Dolichyl-diphosphooligosaccharide—protein glycosyltransferase subunit 2, also called ribophorin ǁ is an enzyme that in humans is encoded by the RPN2 gene.

Function 
This gene encodes a type I integral ribophorin membrane protein found only in the rough endoplasmic reticulum. The encoded protein is part of an N-oligosaccharyl transferase complex that links high mannose oligosaccharides to asparagine residues found in the Asn-X-Ser/Thr consensus motif of nascent polypeptide chains. This protein is similar in sequence to the yeast oligosaccharyl transferase subunit SWP1. RPN2 has been demonstrated to be a prognostic marker of human cancer, and may be a potential target of clinical importance.

Structure

Gene 

The RPN2 gene lies on the chromosome location of 20q11.23 and consists of 19 exons.

Protein 
RPN2 consists of 631 amino acid residues and weighs 69284Da.

Function 
RPN2 is a unique integral glycoprotein in rough ER membrane that is involved in translocation and the maintenance of the structural uniqueness of the rough ER. It is also an essential subunit of N-oligosaccharyl transferase complex that conjugates high mannose oligosaccharides to asparagine residues in the N-X-S/T consensus motif of nascent polypeptide chains. RPN2 regulates the glycosylation of multi-drug resistance, and thus its interference could decrease the membrane localization of P-glycoprotein by reducing its glycosylation status and restored the sensitivity to docetaxel.

Clinical significance 
RPN2 has been demonstrated to be a prognostic marker of human cancer. RPN2 is highly expressed in breast cancer stem cells and is associated with tumor metastasis.

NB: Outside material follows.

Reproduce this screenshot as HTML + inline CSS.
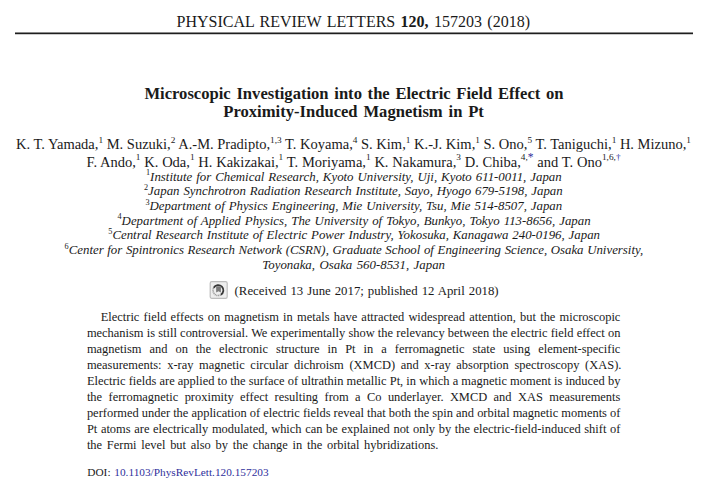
<!DOCTYPE html>
<html><head><meta charset="utf-8">
<style>
html,body{margin:0;padding:0;background:#fff;}
body{width:712px;height:490px;position:relative;overflow:hidden;font-family:"Liberation Serif",serif;color:#1a1a1a;}
.j{position:absolute;white-space:nowrap;line-height:1;text-align:justify;text-align-last:justify;}
sup{font-size:64%;vertical-align:0;position:relative;top:-0.65em;}
.rule{position:absolute;left:15px;width:678px;height:1px;}
.blue{color:#2f2f9c;}
.j[style*="italic"] sup{font-style:normal;}
</style></head><body>
<div class="rule" style="top:32px;background:#8a8a8a;"></div>
<div class="rule" style="top:33px;background:#1e1e1e;"></div>
<div class="rule" style="top:34px;background:#cccccc;"></div>
<svg id="icon" style="position:absolute;left:208px;top:280px;" width="22" height="21" viewBox="0 0 22 21">
<rect x="2.2" y="1.6" width="17" height="16.8" rx="1.6" fill="#eeeeee" stroke="#bdbdbd" stroke-width="1.2"/>
<path d="M5.7 7.7 A5.2 5.2 0 1 1 12.8 14.8" fill="none" stroke="#383838" stroke-width="1.8"/>
<path d="M12.8 14.8 A5.2 5.2 0 0 1 5.7 7.7" fill="none" stroke="#9a9a9a" stroke-width="1.6" stroke-dasharray="1.1 0.6"/>
<path d="M8.15 6.2 H12.9 V12.6 L10.5 11.3 L8.15 12.6 Z" fill="#7a7a7a"/>
</svg>

<div class="j" id="hdr" style="left:176.50px;top:13.51px;width:353.50px;font-size:16px">PHYSICAL REVIEW LETTERS <b>120,</b> 157203 (2018)</div>
<div class="j" id="t1" style="left:144.40px;top:85.61px;width:419.20px;font-size:16.6px;font-weight:bold">Microscopic Investigation into the Electric Field Effect on</div>
<div class="j" id="t2" style="left:223.30px;top:103.81px;width:260.60px;font-size:16.6px;font-weight:bold">Proximity-Induced Magnetism in Pt</div>
<div class="j" id="a1" style="left:16.00px;top:136.71px;width:673.70px;font-size:14.5px">K. T. Yamada,<sup>1</sup> M. Suzuki,<sup>2</sup> A.-M. Pradipto,<sup>1,3</sup> T. Koyama,<sup>4</sup> S. Kim,<sup>1</sup> K.-J. Kim,<sup>1</sup> S. Ono,<sup>5</sup> T. Taniguchi,<sup>1</sup> H. Mizuno,<sup>1</sup></div>
<div class="j" id="a2" style="left:86.50px;top:154.50px;width:534.10px;font-size:14.5px">F. Ando,<sup>1</sup> K. Oda,<sup>1</sup> H. Kakizakai,<sup>1</sup> T. Moriyama,<sup>1</sup> K. Nakamura,<sup>3</sup> D. Chiba,<sup>4,<span class="blue" style="font-size:125%;position:relative;top:1px">*</span></sup> and T. Ono<sup>1,6,<span class="blue">&#8224;</span></sup></div>
<div class="j" id="f1" style="left:146.00px;top:170.50px;width:415.70px;font-size:12.85px;font-style:italic"><sup>1</sup>Institute for Chemical Research, Kyoto University, Uji, Kyoto 611-0011, Japan</div>
<div class="j" id="f2" style="left:144.00px;top:185.22px;width:418.70px;font-size:12.85px;font-style:italic"><sup>2</sup>Japan Synchrotron Radiation Research Institute, Sayo, Hyogo 679-5198, Japan</div>
<div class="j" id="f3" style="left:145.40px;top:199.91px;width:416.80px;font-size:12.85px;font-style:italic"><sup>3</sup>Department of Physics Engineering, Mie University, Tsu, Mie 514-8507, Japan</div>
<div class="j" id="f4" style="left:117.50px;top:214.61px;width:473.10px;font-size:12.85px;font-style:italic"><sup>4</sup>Department of Applied Physics, The University of Tokyo, Bunkyo, Tokyo 113-8656, Japan</div>
<div class="j" id="f5" style="left:108.30px;top:229.31px;width:491.70px;font-size:12.85px;font-style:italic"><sup>5</sup>Central Research Institute of Electric Power Industry, Yokosuka, Kanagawa 240-0196, Japan</div>
<div class="j" id="f6" style="left:64.60px;top:244.00px;width:578.60px;font-size:12.85px;font-style:italic"><sup>6</sup>Center for Spintronics Research Network (CSRN), Graduate School of Engineering Science, Osaka University,</div>
<div class="j" id="f7" style="left:262.30px;top:258.72px;width:182.70px;font-size:12.85px;font-style:italic">Toyonaka, Osaka 560-8531, Japan</div>
<div class="j" id="rcv" style="left:234.60px;top:284.71px;width:264.00px;font-size:12.8px">(Received 13 June 2017; published 12 April 2018)</div>
<div class="j" id="b1" style="left:100.70px;top:310.90px;width:519.70px;font-size:12.45px">Electric field effects on magnetism in metals have attracted widespread attention, but the microscopic</div>
<div class="j" id="b2" style="left:86.90px;top:326.89px;width:533.50px;font-size:12.45px">mechanism is still controversial. We experimentally show the relevancy between the electric field effect on</div>
<div class="j" id="b3" style="left:86.90px;top:342.85px;width:533.50px;font-size:12.45px">magnetism and on the electronic structure in Pt in a ferromagnetic state using element-specific</div>
<div class="j" id="b4" style="left:86.90px;top:358.83px;width:534.50px;font-size:12.45px">measurements: x-ray magnetic circular dichroism (XMCD) and x-ray absorption spectroscopy (XAS).</div>
<div class="j" id="b5" style="left:86.90px;top:374.81px;width:533.50px;font-size:12.45px">Electric fields are applied to the surface of ultrathin metallic Pt, in which a magnetic moment is induced by</div>
<div class="j" id="b6" style="left:86.90px;top:390.78px;width:533.50px;font-size:12.45px">the ferromagnetic proximity effect resulting from a Co underlayer. XMCD and XAS measurements</div>
<div class="j" id="b7" style="left:86.90px;top:406.76px;width:533.50px;font-size:12.45px;word-spacing:-0.3px">performed under the application of electric fields reveal that both the spin and orbital magnetic moments of</div>
<div class="j" id="b8" style="left:86.90px;top:422.73px;width:533.50px;font-size:12.45px">Pt atoms are electrically modulated, which can be explained not only by the electric-field-induced shift of</div>
<div class="j" id="b9" style="left:86.90px;top:438.71px;width:351.50px;font-size:12.45px">the Fermi level but also by the change in the orbital hybridizations.</div>
<div class="j" id="doi" style="left:87.30px;top:466.50px;width:181.30px;font-size:11.3px">DOI: <span class="blue">10.1103/PhysRevLett.120.157203</span></div>
</body></html>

Recent study has shown that its expression is correlated with clinically aggressive features of breast cancer, implying a possible application in personalized medicine. RPN2 silencing has been reported to repress tumorigenicity and to sensitize the tumors to cisplatin treatment, which led to the longer survival of NSCLC-bearing mice, suggesting that RPN2 may represent a promising new target for RNAi-based medicine against NSCLC. Similar potential application has also been shown in osteosarcoma, esophageal squamous cell carcinoma and colorectal cancer. RPN2 is also reported to be one of the prothrombin-binding proteins on monocyte surfaces, suggesting that its involvement in the pathophysiology of thrombosis in patients with APS.

Interactions 
P53

tetraspanin CD63 

prothrombin

Model organisms 

Model organisms have been used in the study of RPN2 function. A conditional knockout mouse line, called Rpn2tm1a(EUCOMM)Wtsi was generated as part of the International Knockout Mouse Consortium program — a high-throughput mutagenesis project to generate and distribute animal models of disease to interested scientists.

Male and female animals underwent a standardized phenotypic screen to determine the effects of deletion. Twenty six tests were carried out on mutant mice and two significant abnormalities were observed.  No homozygous mutant embryos were identified during gestation, and therefore none survived until weaning. The remaining tests were carried out on heterozygous mutant adult mice; no additional significant abnormalities were observed in these animals.